I'm taking classes online through the AKO for the Future Soldier Program- which familiarizes new recruits on mil time and reading rank- pretty much the basics.

I run/bike every other to improve on my cardio and have been trying to get some of my other friends to enlist as well...

question is... what happens on october 13? i get to Meps and then leave for Ft Knox for 19 weeks OSUT.

I've heard about Sundays with no training, an occasional call home and the Christmas Exodus- however I'm really not sure what to believe.

Is OSUT just one long AIT? Is there a point where BCT ends and AIT begins?

thanks for whatever answers/comments you guys can produce. I'm just getting anxious and trying to learn as much as I can.

back in 95 osut was like basic for 17 weeks nonstop

Desert_Rat
06-26-2009, 5:34 PM
You get there ( Ft Knox ), you cry.

A few weeks later you get a letter from (your now X girlfriend), you cry.

You break your leg, you cry.

You get sent home for being a poo-bag, you are happy.

Or not.. depends on you.

:rofl2:

palakaboy
06-27-2009, 2:34 PM
thanks for the advice guys...i sincerely appreciate it!

4thSBCT
06-27-2009, 3:38 PM
Nothing to worry about the army has gotten really soft over the years

palakaboy
06-28-2009, 9:56 AM
most of the military has...not just the army.

socaldsal
06-28-2009, 11:43 PM
When it's been said you get Sundays off, it only means you will not get wrecked from the first second you wake up until you are done training, official and remedial, for the day.
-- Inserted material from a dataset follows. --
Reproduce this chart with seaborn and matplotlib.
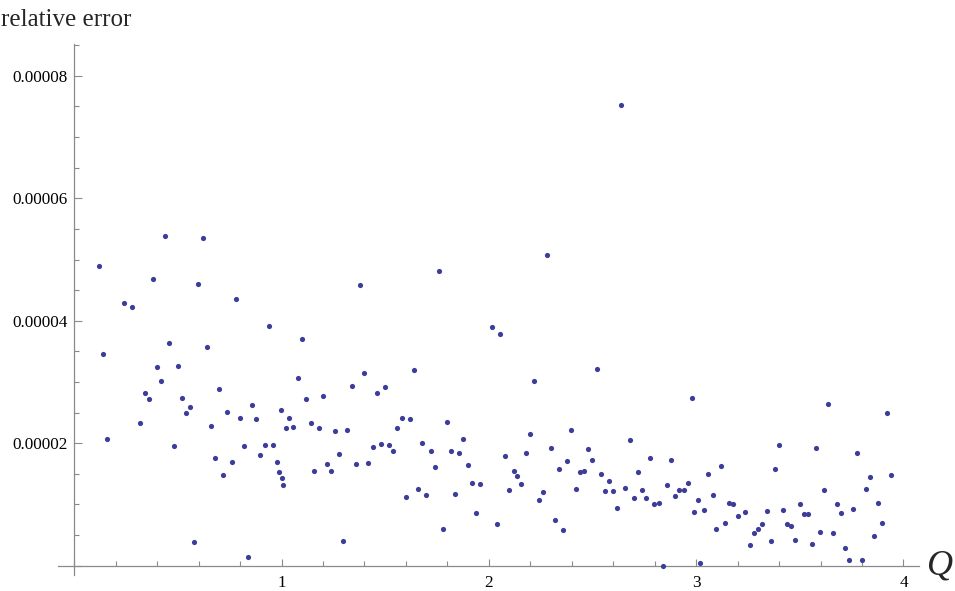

You will have a DS present, and you will not be permitted to leave the Disney area. It would be a good idea to work out a way to do barracks and equipment maintenance with your peers. It won't be like this the first month, or probably not at all if you've got one of the believers of fire and brimstone training. When you're done, tell me if Wilmon's old butt still works there as a DS. If he is, and he's one of yours, listen to EVERYTHING that man has to say.:cool2:

WW2/Korea vets said Vietnam guys were soft. Vietnam guys said Desert Storm and today's guys are soft.

What I like is that the enemy keeps getting put into the dirt by our guys, whether we think they're softer than the last batch or not.